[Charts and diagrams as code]
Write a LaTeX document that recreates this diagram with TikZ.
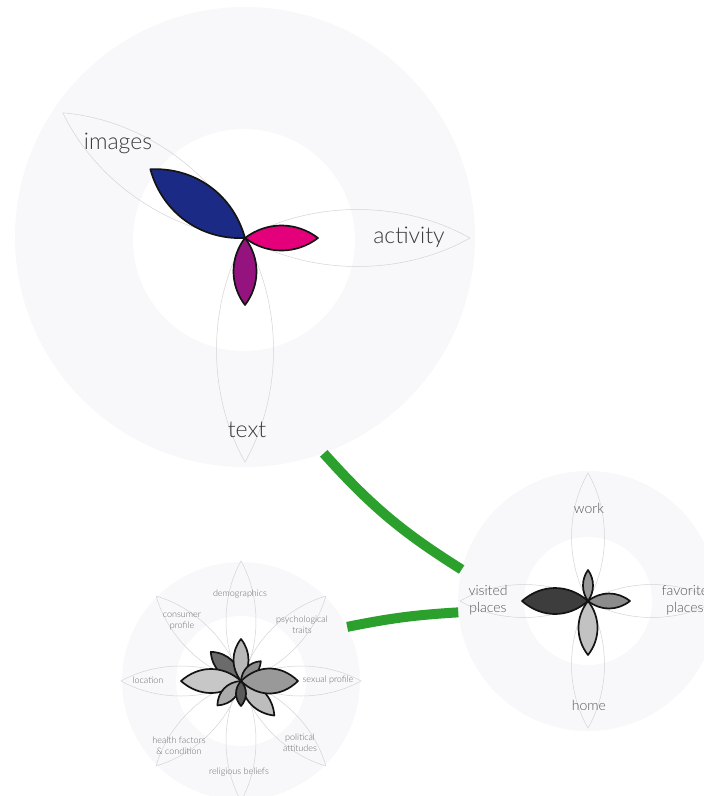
\documentclass[tikz,border=0pt]{standalone}
\usepackage{fontspec}
\setmainfont{Lato}[UprightFont={* Light}]
\definecolor{discgray}{RGB}{248,248,250}
\definecolor{veingray}{RGB}{212,212,214}
\definecolor{linkgreen}{RGB}{44,160,44}
\definecolor{inkblue}{RGB}{27,43,133}
\definecolor{inkpink}{RGB}{227,0,122}
\definecolor{inkplum}{RGB}{149,19,127}
\definecolor{labelgray}{RGB}{58,58,58}
\definecolor{smallgray}{RGB}{105,105,105}

% A pointed lens leaf: [style] hub, angle, length, width
\newcommand\leaf[5][]{%
  \path[#1, shift={(#2)}, rotate=#3]
    (0,0) .. controls ({0.3*#4},{2*#5/3}) and ({0.7*#4},{2*#5/3}) .. (#4,0)
          .. controls ({0.7*#4},{-2*#5/3}) and ({0.3*#4},{-2*#5/3}) .. (0,0) -- cycle;}

\begin{document}
\begin{tikzpicture}[x=1pt,y=1pt,
  disc/.style={circle, fill=discgray, draw=none, inner sep=0pt, minimum size=#1},
  core/.style={circle, fill=white, draw=none, inner sep=0pt, minimum size=#1},
  vein/.style={draw=veingray, line width=0.5pt},
  petal/.style={draw=black!92, line width=1.7pt, line join=round, fill=#1},
  biglabel/.style={font=\fontsize{23}{26}\selectfont, text=labelgray, inner sep=0pt},
  midlabel/.style={font=\fontsize{14}{17}\selectfont, text=labelgray!85, inner sep=0pt, align=center},
  smalllabel/.style={font=\fontsize{9}{11}\selectfont, text=smallgray, inner sep=0pt, align=center},
  link/.style={draw=linkgreen, line width=10pt}]
\useasboundingbox (0,0) rectangle (704,-796);
\clip (0,0) rectangle (704,-796);

% ---- background discs ----
\node[disc=460pt] (social) at (245,-237) {};
\node[core=222pt] (socialcore) at (244,-240) {};
\node[disc=260pt] (places) at (588,-601) {};
\node[core=128pt] (placescore) at (588,-601) {};
\node[disc=238pt] (personal) at (241,-681) {};
\node[core=130pt] (personalcore) at (241,-681) {};

\coordinate (socialhub) at (245,-238);
\coordinate (placeshub) at (588,-601);
\coordinate (personalhub) at (241,-681);

% ---- connectors ----
\draw[link] (social.-70) to[bend right=8] (places.166);
\draw[link] (personal.27) to[bend left=4] (places.185);

% ---- social flower ----
\leaf[vein]{socialhub}{145.5}{221}{57}
\leaf[vein]{socialhub}{0}{225}{57}
\leaf[vein]{socialhub}{-90}{224}{57}
\leaf[petal=inkblue]{socialhub}{144}{117}{42}
\leaf[petal=inkpink]{socialhub}{0}{73}{25}
\leaf[petal=inkplum]{socialhub}{-90}{67}{23}

\node[biglabel] (images) at (118,-143) {images};
\node[biglabel] (activity) at (409,-237) {activity};
\node[biglabel] (text) at (247,-430) {text};

% ---- places flower ----
\leaf[vein]{placeshub}{90}{128}{33}
\leaf[vein]{placeshub}{180}{128}{33}
\leaf[vein]{placeshub}{0}{128}{33}
\leaf[vein]{placeshub}{-90}{127}{33}
\leaf[petal={black!76}]{placeshub}{180}{66}{26}
\leaf[petal={black!45}]{placeshub}{0}{42}{15}
\leaf[petal={black!40}]{placeshub}{90}{31}{10}
\leaf[petal={black!24}]{placeshub}{-90}{54}{19}

\node[midlabel] (work) at (589,-508) {work};
\node[midlabel] (visited) at (488,-600) {visited\\places};
\node[midlabel] (favorite) at (685,-600) {favorite\\places};
\node[midlabel] (home) at (589,-705) {home};

% ---- personal flower ----
\foreach \a in {0,45,...,315}{
  \leaf[vein]{personalhub}{\a}{120}{30}
}
\leaf[petal={black!58}]{personalhub}{136}{42}{17}
\leaf[petal={black!28}]{personalhub}{90}{42}{15}
\leaf[petal={black!45}]{personalhub}{45}{28}{11}
\leaf[petal={black!26}]{personalhub}{-46}{48}{18}
\leaf[petal={black!40}]{personalhub}{0}{57}{25}
\leaf[petal={black!22}]{personalhub}{180}{60}{24}
\leaf[petal={black!33}]{personalhub}{-134}{34}{14}
\leaf[petal={black!65}]{personalhub}{-90}{25}{10}

\node[smalllabel] (demographics) at (240,-594) {demographics};
\node[smalllabel] (consumer) at (182,-622) {consumer\\profile};
\node[smalllabel] (psych) at (302,-625) {psychological\\traits};
\node[smalllabel] (sexual) at (328,-680) {sexual profile};
\node[smalllabel] (location) at (148,-680) {location};
\node[smalllabel] (health) at (179,-746) {health factors\\\& condition};
\node[smalllabel] (political) at (300,-743) {political\\attitudes};
\node[smalllabel] (religious) at (239,-772) {religious beliefs};
\end{tikzpicture}
\end{document}
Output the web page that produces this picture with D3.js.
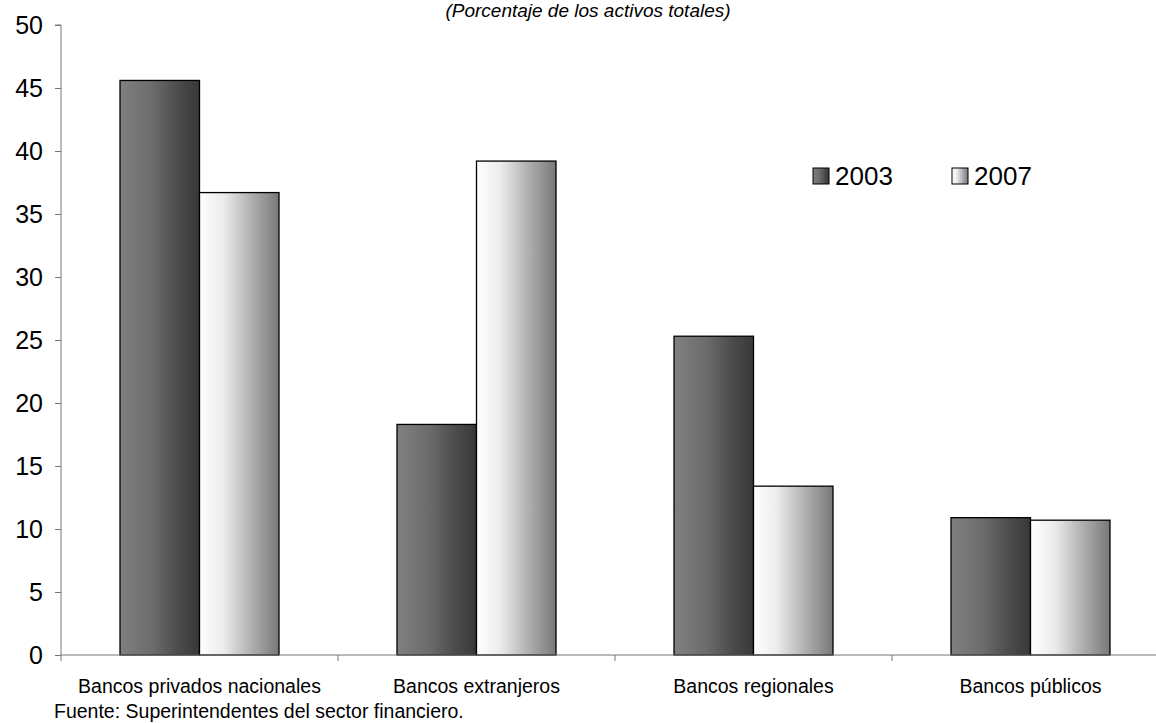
<!DOCTYPE html>
<html>
<head>
<meta charset="utf-8">
<script src="https://cdn.jsdelivr.net/npm/d3@7"></script>
<style>
  body { margin: 0; background: #fff; }
  text { font-family: "Liberation Sans", Arial, sans-serif; fill: #000; }
</style>
</head>
<body>
<div id="chart"></div>
<script>
// Data
const categories = ['Bancos privados nacionales', 'Bancos extranjeros', 'Bancos regionales', 'Bancos públicos']
const series = ['2003', '2007']
const values2003 = [45.6, 18.3, 25.3, 10.9]
const values2007 = [36.7, 39.2, 13.4, 10.7]
const yTicks = [0, 5, 10, 15, 20, 25, 30, 35, 40, 45, 50]
const title = '(Porcentaje de los activos totales)'
const source = 'Fuente: Superintendentes del sector financiero.'

const dataset = categories.map((c, i) => ({
  category: c,
  values: [{ key: '2003', value: values2003[i] }, { key: '2007', value: values2007[i] }]
}))

// Dimensions
const dimensions = {
  width: 1156,
  height: 723,
  left: 61,
  top: 25,
  bottom: 655,
  band: 277
}

const svg = d3.select('#chart')
  .append('svg')
  .attr('width', dimensions.width)
  .attr('height', dimensions.height)

// gradients
const defs = svg.append('defs')
const gradStops = {
  '2003': [['0%', '#808080'], ['40%', '#6c6c6c'], ['75%', '#4a4a4a'], ['100%', '#383838']],
  '2007': [['0%', '#ffffff'], ['30%', '#ececec'], ['65%', '#b0b0b0'], ['100%', '#787878']]
}
series.forEach(s => {
  const g = defs.append('linearGradient')
    .attr('id', 'grad' + s)
    .attr('x1', '0%').attr('x2', '100%').attr('y1', '0%').attr('y2', '0%')
  g.selectAll('stop')
    .data(gradStops[s])
    .join('stop')
    .attr('offset', d => d[0])
    .attr('stop-color', d => d[1])
})

// scales
const xScale = d3.scaleBand()
  .domain(categories)
  .range([dimensions.left, dimensions.left + dimensions.band * categories.length])

const barW = 79.5
const x1 = d3.scaleBand()
  .domain(series)
  .range([xScale.bandwidth() / 2 - barW, xScale.bandwidth() / 2 + barW])

const yScale = d3.scaleLinear()
  .domain([0, 50])
  .range([dimensions.bottom, dimensions.top])

// title
svg.append('text')
  .attr('x', 588)
  .attr('y', 17)
  .attr('text-anchor', 'middle')
  .style('font-size', '19px')
  .style('font-style', 'italic')
  .text(title)

// bars
const groups = svg.append('g')
  .selectAll('g')
  .data(dataset)
  .join('g')
  .attr('transform', d => `translate(${xScale(d.category)},0)`)

groups.selectAll('rect')
  .data(d => d.values)
  .join('rect')
  .attr('x', d => x1(d.key))
  .attr('width', x1.bandwidth())
  .attr('y', d => yScale(d.value))
  .attr('height', d => yScale(0) - yScale(d.value))
  .attr('fill', d => `url(#grad${d.key})`)
  .attr('stroke', '#000')
  .attr('stroke-width', 1.3)

// axes
const yAxis = d3.axisLeft(yScale)
  .tickValues(yTicks)
  .tickSize(6)
  .tickPadding(12)

const yAxisGroup = svg.append('g')
  .attr('transform', `translate(${dimensions.left},0)`)
  .call(yAxis)
yAxisGroup.select('.domain').attr('stroke', '#777').attr('d', `M-6,${dimensions.top}H0V${dimensions.bottom}`)
yAxisGroup.selectAll('line').attr('stroke', '#777')
yAxisGroup.selectAll('text')
  .style('font-size', '25px')
  .style('font-family', '"Liberation Sans", Arial, sans-serif')
  .attr('dy', '0.35em')

const xAxisGroup = svg.append('g')
  .attr('transform', `translate(0,${dimensions.bottom})`)
xAxisGroup.append('line')
  .attr('x1', dimensions.left)
  .attr('x2', dimensions.left + dimensions.band * categories.length)
  .attr('stroke', '#777')
xAxisGroup.selectAll('.tick')
  .data(categories)
  .join('line')
  .attr('x1', d => xScale(d))
  .attr('x2', d => xScale(d))
  .attr('y1', 0)
  .attr('y2', 6)
  .attr('stroke', '#777')
xAxisGroup.selectAll('text')
  .data(categories)
  .join('text')
  .attr('x', d => xScale(d) + xScale.bandwidth() / 2)
  .attr('y', 38)
  .attr('text-anchor', 'middle')
  .style('font-size', '19.5px')
  .text(d => d)

// legend
const legend = svg.append('g')
  .attr('transform', 'translate(813,0)')
const legendItems = legend.selectAll('g')
  .data(series)
  .join('g')
  .attr('transform', (d, i) => `translate(${i * 139},0)`)
legendItems.append('rect')
  .attr('x', 0)
  .attr('y', 168)
  .attr('width', 16)
  .attr('height', 16)
  .attr('fill', d => `url(#grad${d})`)
  .attr('stroke', '#000')
legendItems.append('text')
  .attr('x', 22)
  .attr('y', 185)
  .style('font-size', '26px')
  .text(d => d)

// source
svg.append('text')
  .attr('x', 54)
  .attr('y', 718)
  .style('font-size', '19.5px')
  .text(source)
</script>
</body>
</html>
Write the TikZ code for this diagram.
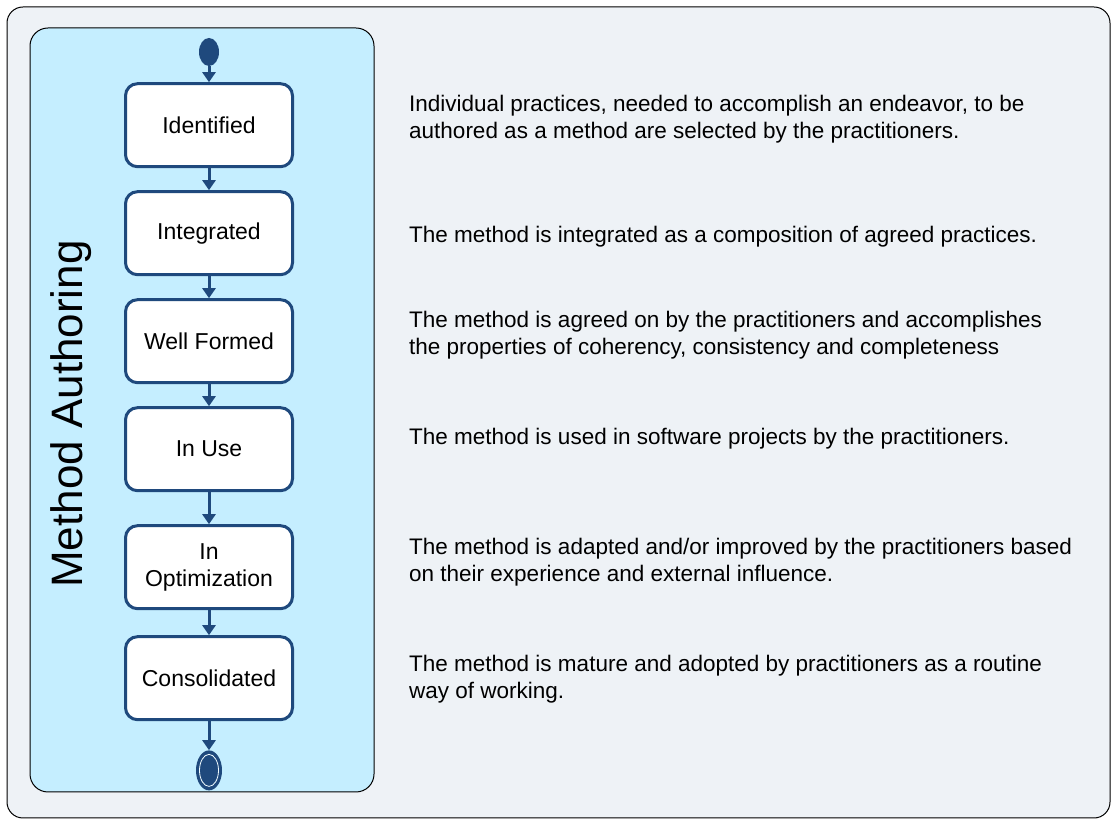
\documentclass[tikz,border=0pt]{standalone}
\usepackage{fontspec}
\setmainfont{Liberation Sans}
\usetikzlibrary{positioning,arrows.meta,shapes.geometric}

\definecolor{stateblue}{RGB}{31,73,125}
\definecolor{lanefill}{RGB}{197,238,255}
\definecolor{framefill}{RGB}{238,242,246}

\begin{document}
\begin{tikzpicture}[x=1pt, y=1pt, node distance=22pt,
    stage/.style={draw=stateblue, line width=3pt, fill=white, rounded corners=12pt,
        minimum width=167pt, minimum height=83pt, align=center, inner sep=2pt,
        font=\fontsize{23}{27}\selectfont},
    desc/.style={align=left, inner sep=0pt, font=\fontsize{22.5}{27}\selectfont},
    flow/.style={stateblue, line width=3pt, -{Triangle[width=13pt,length=10pt]}}]
    \useasboundingbox (0,0) rectangle (1113,821);

    % frame and swimlane
    \draw[fill=framefill, line width=1pt, rounded corners=16pt] (7,3) rectangle (1110,814);
    \draw[fill=lanefill, line width=1pt, rounded corners=18pt] (30,29) rectangle (374,793);
    \node[rotate=90, font=\fontsize{44}{44}\selectfont] (lane) at (71,407) {Method Authoring};

    % states
    \node[ellipse, fill=stateblue, inner sep=0pt, minimum width=20pt, minimum height=28pt] (start) at (209,769) {};
    \node[stage] (ident) [below=16pt of start] {Identified};
    \node[stage] (integ) [below=of ident] {Integrated};
    \node[stage] (formed) [below=of integ] {Well Formed};
    \node[stage] (inuse) [below=of formed] {In Use};
    \node[stage] (optim) [below=32pt of inuse] {In\\Optimization};
    \node[stage] (consol) [below=25pt of optim] {Consolidated};
    \node[ellipse, fill=stateblue, inner sep=0pt, minimum width=26pt, minimum height=40pt] (finish) [below=29pt of consol] {};
    \draw[white!75!lanefill, line width=0.8pt] (finish.center) ellipse (9.5pt and 16pt);

    \draw[flow] (start) -- (ident);
    \draw[flow] (ident) -- (integ);
    \draw[flow] (integ) -- (formed);
    \draw[flow] (formed) -- (inuse);
    \draw[flow] (inuse) -- (optim);
    \draw[flow] (optim) -- (consol);
    \draw[flow] (consol) -- (finish);

    % descriptions
    \node[desc, right=115pt of ident, yshift=6pt] (identTxt) {Individual practices, needed to accomplish an endeavor, to be\\authored as a method are selected by the practitioners.};
    \node[desc, right=115pt of integ, yshift=-3pt] (integTxt) {The method is integrated as a composition of agreed practices.};
    \node[desc, right=115pt of formed, yshift=6pt] (formedTxt) {The method is agreed on by the practitioners and accomplishes\\the properties of coherency, consistency and completeness};
    \node[desc, right=115pt of inuse, yshift=11pt] (inuseTxt) {The method is used in software projects by the practitioners.};
    \node[desc, right=115pt of optim, yshift=5pt] (optimTxt) {The method is adapted and/or improved by the practitioners based\\on their experience and external influence.};
    \node[desc, right=115pt of consol, yshift=-1pt] (consolTxt) {The method is mature and adopted by practitioners as a routine\\way of working.};
\end{tikzpicture}
\end{document}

TASK TO COMPLETE :: Reproduce the lines above starting at the one with "Write the TikZ code for this diagram." and ending at the one with "(9.5pt and 16pt);", both included, exactly and with no pictures.

FINAL ANSWER ::
Write the TikZ code for this diagram.
\documentclass[tikz,border=0pt]{standalone}
\usepackage{fontspec}
\setmainfont{Liberation Sans}
\usetikzlibrary{positioning,arrows.meta,shapes.geometric}

\definecolor{stateblue}{RGB}{31,73,125}
\definecolor{lanefill}{RGB}{197,238,255}
\definecolor{framefill}{RGB}{238,242,246}

\begin{document}
\begin{tikzpicture}[x=1pt, y=1pt, node distance=22pt,
    stage/.style={draw=stateblue, line width=3pt, fill=white, rounded corners=12pt,
        minimum width=167pt, minimum height=83pt, align=center, inner sep=2pt,
        font=\fontsize{23}{27}\selectfont},
    desc/.style={align=left, inner sep=0pt, font=\fontsize{22.5}{27}\selectfont},
    flow/.style={stateblue, line width=3pt, -{Triangle[width=13pt,length=10pt]}}]
    \useasboundingbox (0,0) rectangle (1113,821);

    % frame and swimlane
    \draw[fill=framefill, line width=1pt, rounded corners=16pt] (7,3) rectangle (1110,814);
    \draw[fill=lanefill, line width=1pt, rounded corners=18pt] (30,29) rectangle (374,793);
    \node[rotate=90, font=\fontsize{44}{44}\selectfont] (lane) at (71,407) {Method Authoring};

    % states
    \node[ellipse, fill=stateblue, inner sep=0pt, minimum width=20pt, minimum height=28pt] (start) at (209,769) {};
    \node[stage] (ident) [below=16pt of start] {Identified};
    \node[stage] (integ) [below=of ident] {Integrated};
    \node[stage] (formed) [below=of integ] {Well Formed};
    \node[stage] (inuse) [below=of formed] {In Use};
    \node[stage] (optim) [below=32pt of inuse] {In\\Optimization};
    \node[stage] (consol) [below=25pt of optim] {Consolidated};
    \node[ellipse, fill=stateblue, inner sep=0pt, minimum width=26pt, minimum height=40pt] (finish) [below=29pt of consol] {};
    \draw[white!75!lanefill, line width=0.8pt] (finish.center) ellipse (9.5pt and 16pt);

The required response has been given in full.